All of the data should be repeated exactly; pictures are not part of the copy.

++++++++++++++++++++

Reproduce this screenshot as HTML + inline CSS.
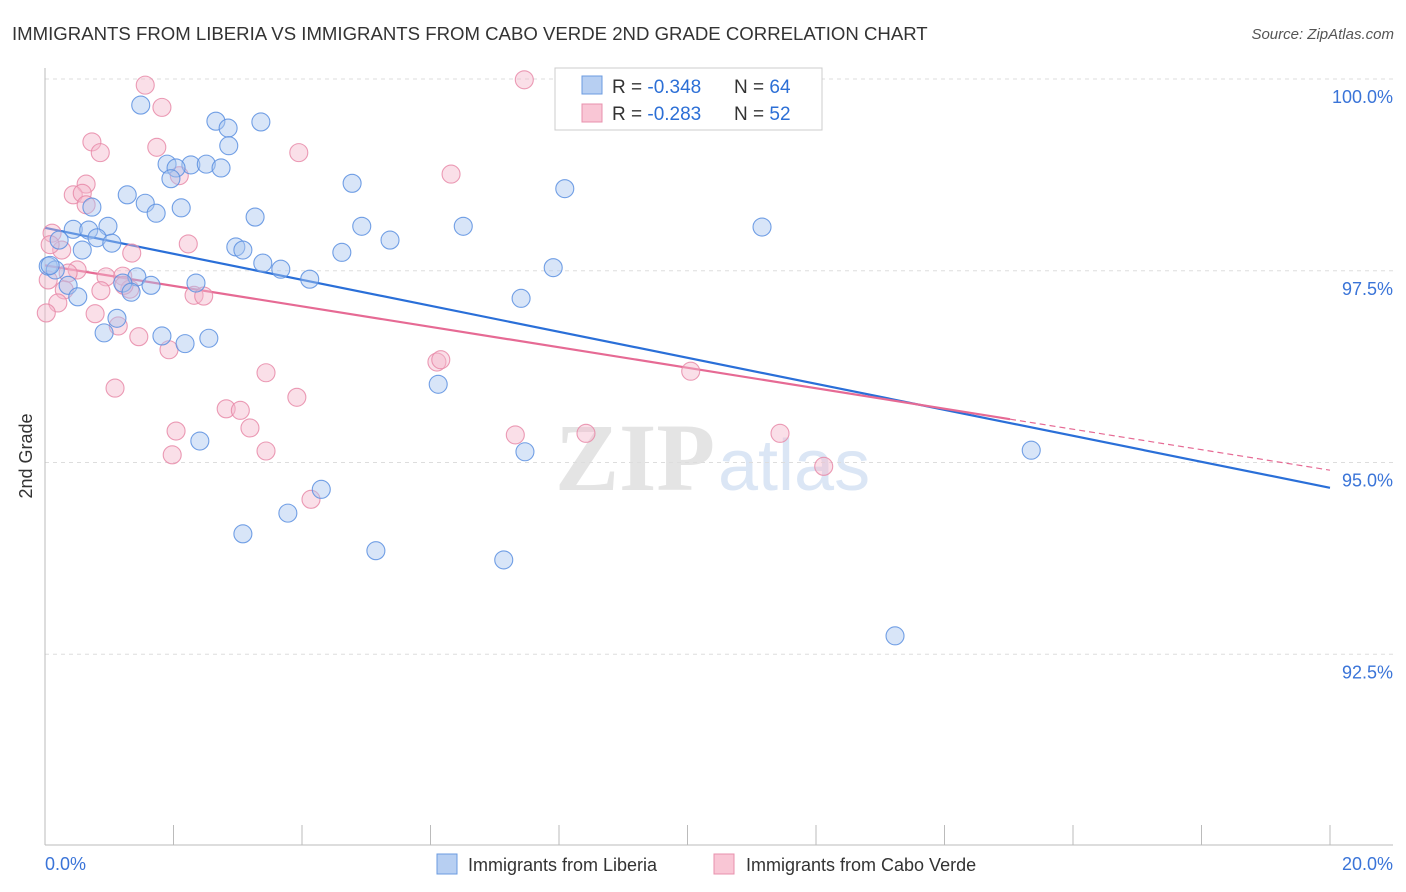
<!DOCTYPE html>
<html><head><meta charset="utf-8"><style>
body{margin:0;background:#fff;font-family:"Liberation Sans",sans-serif;}
svg{display:block}
</style></head><body>
<svg id="chart" width="1406" height="892" xmlns="http://www.w3.org/2000/svg">
<text x="12" y="40" font-size="18.6" fill="#333">IMMIGRANTS FROM LIBERIA VS IMMIGRANTS FROM CABO VERDE 2ND GRADE CORRELATION CHART</text>
<text x="1394" y="39" font-size="15" fill="#555" font-style="italic" text-anchor="end">Source: ZipAtlas.com</text>
<text x="32" y="456" font-size="18" fill="#333" transform="rotate(-90 32 456)" text-anchor="middle">2nd Grade</text>
<g><text x="555" y="490" font-size="96" fill="#e4e4e4" font-family="Liberation Serif,serif" font-weight="bold">ZIP</text><text x="718" y="490" font-size="72" fill="#dbe6f5">atlas</text></g>
<g id="grid"></g><g id="axes"></g><g id="lines"></g><g id="pts"></g>
<g>
<rect x="555" y="68" width="267" height="62" fill="#fff" stroke="#ccc"/>
<rect x="582" y="76" width="20" height="18" fill="#b7cff2" stroke="#6b9be0"/>
<rect x="582" y="104" width="20" height="18" fill="#f9c6d5" stroke="#e890ad"/>
<text x="612" y="93" font-size="19" fill="#333">R = <tspan fill="#2c6fd6">-0.348</tspan></text>
<text x="734" y="93" font-size="19" fill="#333">N = <tspan fill="#2c6fd6">64</tspan></text>
<text x="612" y="120" font-size="19" fill="#333">R = <tspan fill="#2c6fd6">-0.283</tspan></text>
<text x="734" y="120" font-size="19" fill="#333">N = <tspan fill="#2c6fd6">52</tspan></text>
</g>
<g>
<rect x="437" y="854" width="20" height="20" fill="#b7cff2" stroke="#6b9be0"/>
<text x="468" y="871" font-size="18" fill="#333">Immigrants from Liberia</text>
<rect x="714" y="854" width="20" height="20" fill="#f9c6d5" stroke="#e890ad"/>
<text x="746" y="871" font-size="18" fill="#333">Immigrants from Cabo Verde</text>
</g>
</svg>
<script>
const blueX=[1.49,2.66,3.36,2.85,2.86,1.90,2.27,2.51,2.74,2.04,1.96,4.78,8.09,1.28,1.56,0.73,2.12,1.73,3.27,0.98,4.93,6.51,11.16,0.44,0.68,0.22,0.81,1.04,5.37,2.97,3.08,0.58,4.62,3.39,3.67,7.91,0.05,0.16,4.12,1.43,2.35,1.65,1.21,0.36,1.34,0.51,7.41,1.12,0.92,1.82,2.55,2.18,6.12,2.41,7.47,15.35,4.30,3.78,3.08,5.15,7.14,13.23,9.42,0.08];
const blueY=[99.66,99.45,99.44,99.36,99.13,98.89,98.88,98.89,98.84,98.84,98.70,98.64,98.57,98.49,98.38,98.33,98.32,98.25,98.20,98.08,98.08,98.08,98.07,98.04,98.03,97.90,97.93,97.86,97.90,97.81,97.77,97.77,97.74,97.60,97.52,97.54,97.56,97.51,97.39,97.42,97.34,97.31,97.34,97.31,97.22,97.16,97.14,96.88,96.69,96.65,96.62,96.55,96.02,95.28,95.14,95.16,94.65,94.34,94.07,93.85,93.73,92.74,99.99,97.57];
const pinkX=[1.56,7.46,1.82,0.73,0.86,1.74,3.95,6.32,2.09,0.64,0.44,0.58,0.11,2.23,0.26,1.35,0.50,0.36,0.95,1.21,0.30,0.87,1.32,2.32,2.47,0.20,0.78,1.14,1.46,1.93,0.02,6.10,6.16,3.44,10.05,1.09,3.92,2.82,3.04,2.04,3.19,7.32,8.42,11.44,3.44,1.98,12.12,4.14,0.08,0.05,1.23,0.64];
const pinkY=[99.92,99.99,99.63,99.18,99.04,99.11,99.04,98.76,98.74,98.63,98.49,98.51,97.99,97.85,97.77,97.73,97.51,97.47,97.42,97.43,97.25,97.24,97.26,97.18,97.17,97.08,96.94,96.78,96.64,96.47,96.95,96.31,96.34,96.17,96.19,95.97,95.85,95.70,95.68,95.41,95.45,95.36,95.38,95.38,95.15,95.10,94.95,94.52,97.84,97.38,97.31,98.36];
const yTicks=[100,97.5,95,92.5];
const yTickLabels=["100.0%","97.5%","95.0%","92.5%"];
const xTicks=[0,2,4,6,8,10,12,14,16,18,20];
const blueTrend=[98.06,94.67];
const pinkTrend=[97.57,94.90];
const pinkSolidEnd=15.02;

const NS="http://www.w3.org/2000/svg";
const xs=v=>45+v*64.25;
const ys=v=>79+(100-v)*76.7;
function mk(tag,attrs,parent){const e=document.createElementNS(NS,tag);for(const k in attrs)e.setAttribute(k,attrs[k]);parent.appendChild(e);return e;}
const grid=document.getElementById('grid'),axes=document.getElementById('axes'),lines=document.getElementById('lines'),pts=document.getElementById('pts');
yTicks.forEach((t,i)=>{
  const l=mk('line',{x1:45,x2:1393,y1:ys(t),y2:ys(t),stroke:'#ddd','stroke-dasharray':'4 4'},grid);
  
  
  const tx=mk('text',{x:1393,y:ys(t)+24,'font-size':18,fill:'#3a74d8','text-anchor':'end'},axes);
  tx.textContent=yTickLabels[i];
  
  
});
const ax=mk('line',{x1:45,x2:45,y1:68,y2:845,stroke:'#bbb'},axes);


const bx=mk('line',{x1:45,x2:1393,y1:845,y2:845,stroke:'#bbb'},axes);


xTicks.forEach(t=>{
  const l=mk('line',{x1:xs(t),x2:xs(t),y1:825,y2:845,stroke:'#bbb'},axes);
  
  
});
const xl0=mk('text',{x:45,y:870,'font-size':18,fill:'#3a74d8'},axes);xl0.textContent=xTicks[0].toFixed(1)+'%';


const xl1=mk('text',{x:1393,y:870,'font-size':18,fill:'#3a74d8','text-anchor':'end'},axes);xl1.textContent=xTicks[xTicks.length-1].toFixed(1)+'%';


function draw(X,Y,fill,stroke,name){X.forEach((x,i)=>{const c=mk('circle',{cx:xs(x),cy:ys(Y[i]),r:9,fill:fill,'fill-opacity':0.45,stroke:stroke,'stroke-opacity':0.85,'stroke-width':1.1},pts);
  
  });}
draw(pinkX,pinkY,'#f5b8cb','#e88aa8','cabo-verde-point');
draw(blueX,blueY,'#a9c6f0','#5b8fe0','liberia-point');
const tb=v=>blueTrend[0]+(blueTrend[1]-blueTrend[0])*v/20;
const tp=v=>pinkTrend[0]+(pinkTrend[1]-pinkTrend[0])*v/20;
const l1=mk('line',{x1:xs(0),y1:ys(tb(0)),x2:xs(20),y2:ys(tb(20)),stroke:'#2a6fd8','stroke-width':2.2},lines);


const l2=mk('line',{x1:xs(0),y1:ys(tp(0)),x2:xs(pinkSolidEnd),y2:ys(tp(pinkSolidEnd)),stroke:'#e66a94','stroke-width':2.2},lines);


const l3=mk('line',{x1:xs(pinkSolidEnd),y1:ys(tp(pinkSolidEnd)),x2:xs(20),y2:ys(tp(20)),stroke:'#e66a94','stroke-width':1.2,'stroke-dasharray':'6 4'},lines);


</script>
</body></html>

++++++++++++++++++++

# Solution to this task
Reproduce this screenshot as HTML + inline CSS.
<!DOCTYPE html>
<html><head><meta charset="utf-8"><style>
body{margin:0;background:#fff;font-family:"Liberation Sans",sans-serif;}
svg{display:block}
</style></head><body>
<svg id="chart" width="1406" height="892" xmlns="http://www.w3.org/2000/svg">
<text x="12" y="40" font-size="18.6" fill="#333">IMMIGRANTS FROM LIBERIA VS IMMIGRANTS FROM CABO VERDE 2ND GRADE CORRELATION CHART</text>
<text x="1394" y="39" font-size="15" fill="#555" font-style="italic" text-anchor="end">Source: ZipAtlas.com</text>
<text x="32" y="456" font-size="18" fill="#333" transform="rotate(-90 32 456)" text-anchor="middle">2nd Grade</text>
<g><text x="555" y="490" font-size="96" fill="#e4e4e4" font-family="Liberation Serif,serif" font-weight="bold">ZIP</text><text x="718" y="490" font-size="72" fill="#dbe6f5">atlas</text></g>
<g id="grid"></g><g id="axes"></g><g id="lines"></g><g id="pts"></g>
<g>
<rect x="555" y="68" width="267" height="62" fill="#fff" stroke="#ccc"/>
<rect x="582" y="76" width="20" height="18" fill="#b7cff2" stroke="#6b9be0"/>
<rect x="582" y="104" width="20" height="18" fill="#f9c6d5" stroke="#e890ad"/>
<text x="612" y="93" font-size="19" fill="#333">R = <tspan fill="#2c6fd6">-0.348</tspan></text>
<text x="734" y="93" font-size="19" fill="#333">N = <tspan fill="#2c6fd6">64</tspan></text>
<text x="612" y="120" font-size="19" fill="#333">R = <tspan fill="#2c6fd6">-0.283</tspan></text>
<text x="734" y="120" font-size="19" fill="#333">N = <tspan fill="#2c6fd6">52</tspan></text>
</g>
<g>
<rect x="437" y="854" width="20" height="20" fill="#b7cff2" stroke="#6b9be0"/>
<text x="468" y="871" font-size="18" fill="#333">Immigrants from Liberia</text>
<rect x="714" y="854" width="20" height="20" fill="#f9c6d5" stroke="#e890ad"/>
<text x="746" y="871" font-size="18" fill="#333">Immigrants from Cabo Verde</text>
</g>
</svg>
<script>
const blueX=[1.49,2.66,3.36,2.85,2.86,1.90,2.27,2.51,2.74,2.04,1.96,4.78,8.09,1.28,1.56,0.73,2.12,1.73,3.27,0.98,4.93,6.51,11.16,0.44,0.68,0.22,0.81,1.04,5.37,2.97,3.08,0.58,4.62,3.39,3.67,7.91,0.05,0.16,4.12,1.43,2.35,1.65,1.21,0.36,1.34,0.51,7.41,1.12,0.92,1.82,2.55,2.18,6.12,2.41,7.47,15.35,4.30,3.78,3.08,5.15,7.14,13.23,9.42,0.08];
const blueY=[99.66,99.45,99.44,99.36,99.13,98.89,98.88,98.89,98.84,98.84,98.70,98.64,98.57,98.49,98.38,98.33,98.32,98.25,98.20,98.08,98.08,98.08,98.07,98.04,98.03,97.90,97.93,97.86,97.90,97.81,97.77,97.77,97.74,97.60,97.52,97.54,97.56,97.51,97.39,97.42,97.34,97.31,97.34,97.31,97.22,97.16,97.14,96.88,96.69,96.65,96.62,96.55,96.02,95.28,95.14,95.16,94.65,94.34,94.07,93.85,93.73,92.74,99.99,97.57];
const pinkX=[1.56,7.46,1.82,0.73,0.86,1.74,3.95,6.32,2.09,0.64,0.44,0.58,0.11,2.23,0.26,1.35,0.50,0.36,0.95,1.21,0.30,0.87,1.32,2.32,2.47,0.20,0.78,1.14,1.46,1.93,0.02,6.10,6.16,3.44,10.05,1.09,3.92,2.82,3.04,2.04,3.19,7.32,8.42,11.44,3.44,1.98,12.12,4.14,0.08,0.05,1.23,0.64];
const pinkY=[99.92,99.99,99.63,99.18,99.04,99.11,99.04,98.76,98.74,98.63,98.49,98.51,97.99,97.85,97.77,97.73,97.51,97.47,97.42,97.43,97.25,97.24,97.26,97.18,97.17,97.08,96.94,96.78,96.64,96.47,96.95,96.31,96.34,96.17,96.19,95.97,95.85,95.70,95.68,95.41,95.45,95.36,95.38,95.38,95.15,95.10,94.95,94.52,97.84,97.38,97.31,98.36];
const yTicks=[100,97.5,95,92.5];
const yTickLabels=["100.0%","97.5%","95.0%","92.5%"];
const xTicks=[0,2,4,6,8,10,12,14,16,18,20];
const blueTrend=[98.06,94.67];
const pinkTrend=[97.57,94.90];
const pinkSolidEnd=15.02;

const NS="http://www.w3.org/2000/svg";
const xs=v=>45+v*64.25;
const ys=v=>79+(100-v)*76.7;
function mk(tag,attrs,parent){const e=document.createElementNS(NS,tag);for(const k in attrs)e.setAttribute(k,attrs[k]);parent.appendChild(e);return e;}
const grid=document.getElementById('grid'),axes=document.getElementById('axes'),lines=document.getElementById('lines'),pts=document.getElementById('pts');
yTicks.forEach((t,i)=>{
  const l=mk('line',{x1:45,x2:1393,y1:ys(t),y2:ys(t),stroke:'#ddd','stroke-dasharray':'4 4'},grid);
  
  
  const tx=mk('text',{x:1393,y:ys(t)+24,'font-size':18,fill:'#3a74d8','text-anchor':'end'},axes);
  tx.textContent=yTickLabels[i];
  
  
});
const ax=mk('line',{x1:45,x2:45,y1:68,y2:845,stroke:'#bbb'},axes);


const bx=mk('line',{x1:45,x2:1393,y1:845,y2:845,stroke:'#bbb'},axes);


xTicks.forEach(t=>{
  const l=mk('line',{x1:xs(t),x2:xs(t),y1:825,y2:845,stroke:'#bbb'},axes);
  
  
});
const xl0=mk('text',{x:45,y:870,'font-size':18,fill:'#3a74d8'},axes);xl0.textContent=xTicks[0].toFixed(1)+'%';


const xl1=mk('text',{x:1393,y:870,'font-size':18,fill:'#3a74d8','text-anchor':'end'},axes);xl1.textContent=xTicks[xTicks.length-1].toFixed(1)+'%';


function draw(X,Y,fill,stroke,name){X.forEach((x,i)=>{const c=mk('circle',{cx:xs(x),cy:ys(Y[i]),r:9,fill:fill,'fill-opacity':0.45,stroke:stroke,'stroke-opacity':0.85,'stroke-width':1.1},pts);
  
  });}
draw(pinkX,pinkY,'#f5b8cb','#e88aa8','cabo-verde-point');
draw(blueX,blueY,'#a9c6f0','#5b8fe0','liberia-point');
const tb=v=>blueTrend[0]+(blueTrend[1]-blueTrend[0])*v/20;
const tp=v=>pinkTrend[0]+(pinkTrend[1]-pinkTrend[0])*v/20;
const l1=mk('line',{x1:xs(0),y1:ys(tb(0)),x2:xs(20),y2:ys(tb(20)),stroke:'#2a6fd8','stroke-width':2.2},lines);


const l2=mk('line',{x1:xs(0),y1:ys(tp(0)),x2:xs(pinkSolidEnd),y2:ys(tp(pinkSolidEnd)),stroke:'#e66a94','stroke-width':2.2},lines);


const l3=mk('line',{x1:xs(pinkSolidEnd),y1:ys(tp(pinkSolidEnd)),x2:xs(20),y2:ys(tp(20)),stroke:'#e66a94','stroke-width':1.2,'stroke-dasharray':'6 4'},lines);


</script>
</body></html>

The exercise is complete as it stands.